Atanan kayyımların sadece belediyeye değil kadın iradesine de atandığını dile getiren Ayşe Minaz, bölgede her geçen gün yayılan özel savaş politikalarına değinerek, “Kayyımlar maalesef bu bölgede özel savaş politikasına çok ciddi bir zemin hazırlıyorlar. Bu zeminleri, belediyelerdeki kadın alanlarına müdahale ederek yapıyorlar.
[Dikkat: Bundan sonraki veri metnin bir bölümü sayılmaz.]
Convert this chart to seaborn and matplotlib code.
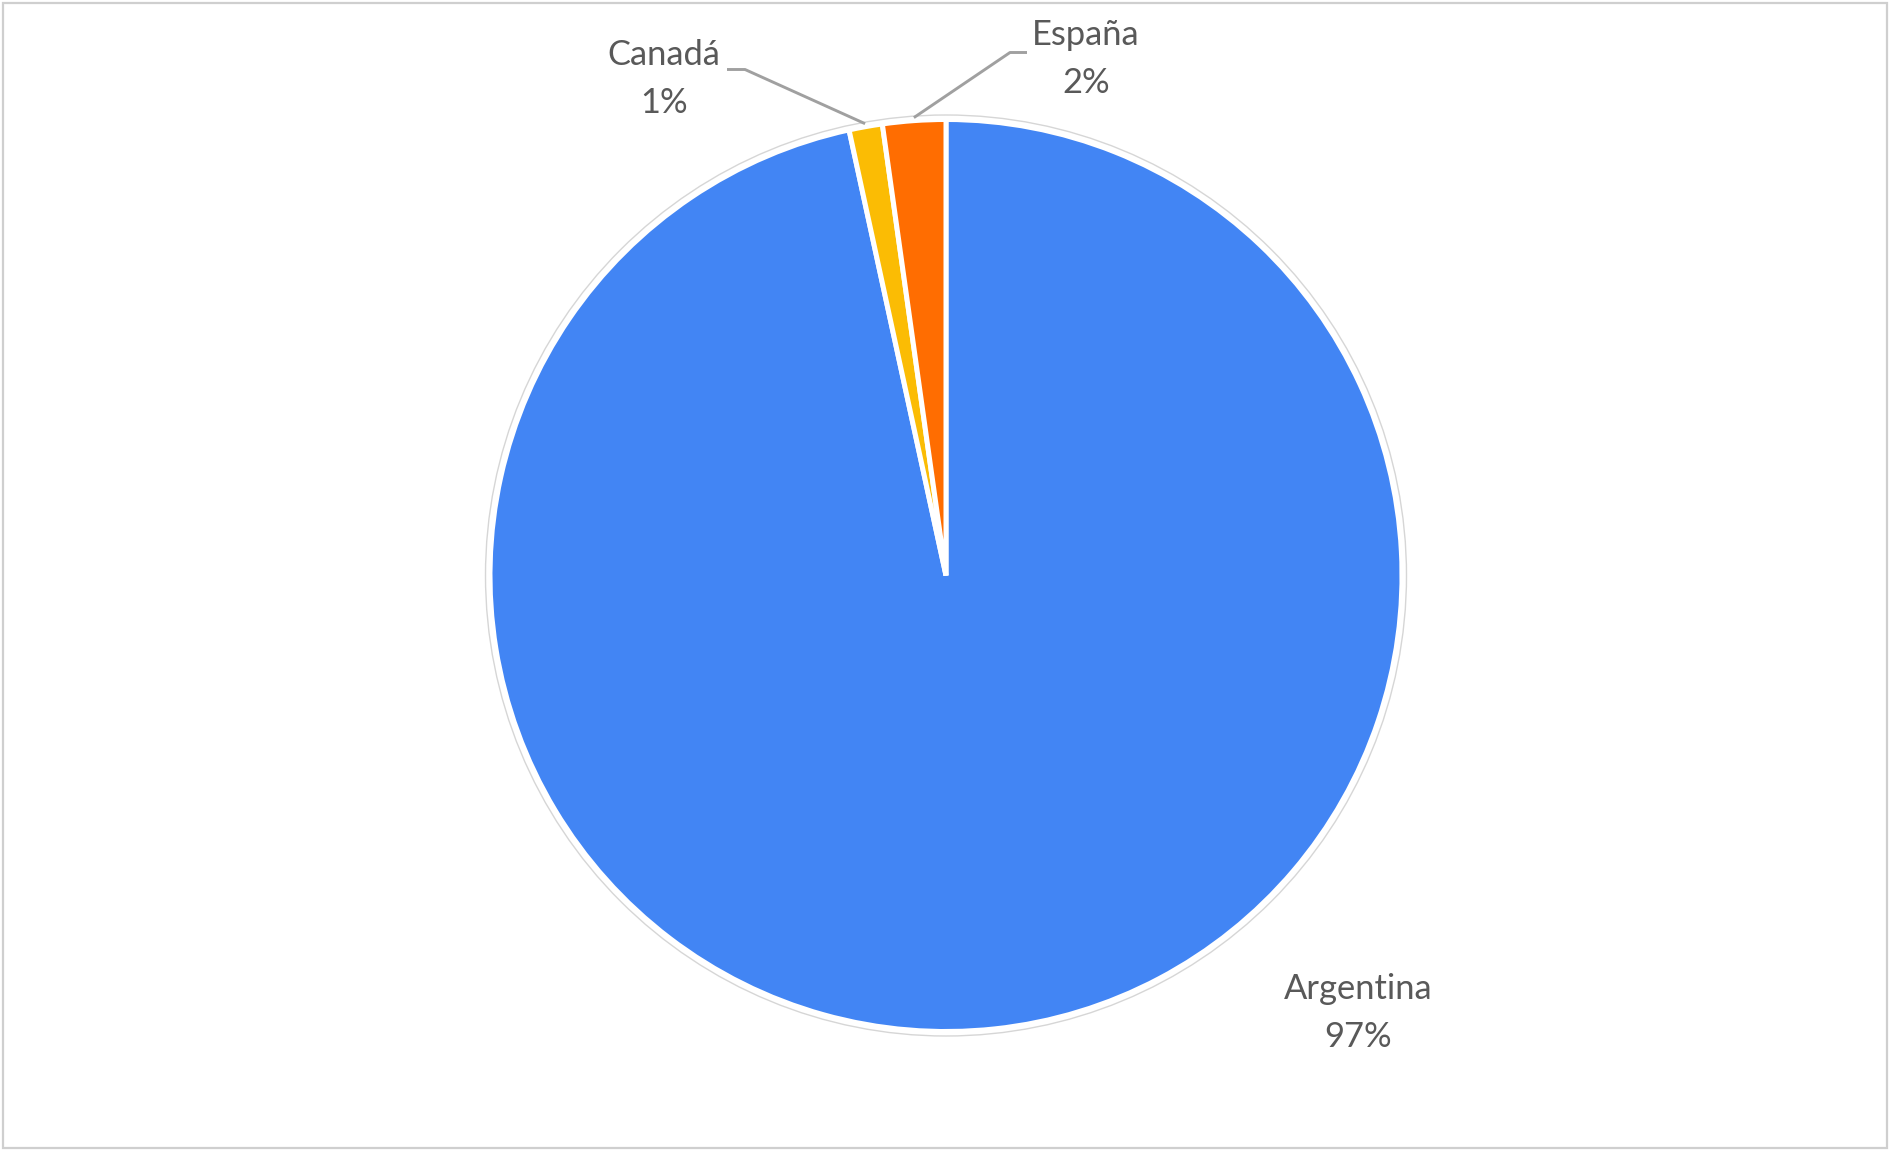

Kadın Yaşam Merkezlerini kapatıyorlar, kadın şiddet istasyonlarını kapatıyorlar, kadın sığınma evini kapatıyorlar, şiddet ara istasyonlarını kapatıyorlar ve dolayısıyla kentlerde şiddet gören ya da farklı bir şekilde mağdur olan kadınların bir araya gelmesini de engelliyorlar. Burada kolluğun ya da korucuların kadına dönük taciz, tecavüzlerine biz bu bölgede çok rastladık. Gülistan Doku, İpek Er, Firdevs Babat bunlardan bazılarıdır. Son dönemlerde burada yaşanılan kadın katliamları da bunlardan biridir. Rojin’in kaybolması ya da Narin’in katledilmesi birbiri ile bağlantılıdır. O yüzden bu bölgede çok ciddi özel politikalar uygulanıyor ve bu politikalar kadının bütün yaşam alanını yok ediyor” ifadelerine yer verdi.
 
‘Belediyelerin kadın çalışmaları birilerini rahatsız ediyor’
 
Ayşe Minaz, son olarak şu sözlere yer verdi: “Gönül esterdi ki bugün 25 Kasım’a doğru giderken bizler kameraların karşısında kadına dönük şiddeti, şiddetin boyutlarını, ücret eşitsizliklerini ve yaşam koşullarını tartışabilseydik ama biz bugün burada kadın eşbaşkanlara atanan kayyımları tartışıyoruz. Seçimden bugüne altı aylık bir süre var ve kadına yönelik çok ciddi çalışmalar var. Toplumsal olarak çok ciddi çalışmalar var ve bu çalışmalar birilerini rahatsız ediyor. Çünkü birilerinin kendi politikalarını oluşturmasının önünü kapatıyorlar kadınlar. O yüzden kadınlar hedef oluyor, yok edilmek, bütün kazanımları kaybettirilmek isteniyor. Ama şuradan mesajımızı çok açık verelim, bizler 2019’da seçildiğimizde bizlerin yerinde de kayyım atandı ve 2024 sürecinde birçok kadın eşbaşkanımız bizim bıraktığımız yerden devam etti. Bu kadın eşbaşkanlarımızın bıraktığı yerden yine devam edecek sayısızca kadın arkadaşımız vardır. Kadın mücadelesi esastır. Bunu kimse yargılayamaz ve yok sayamaz.”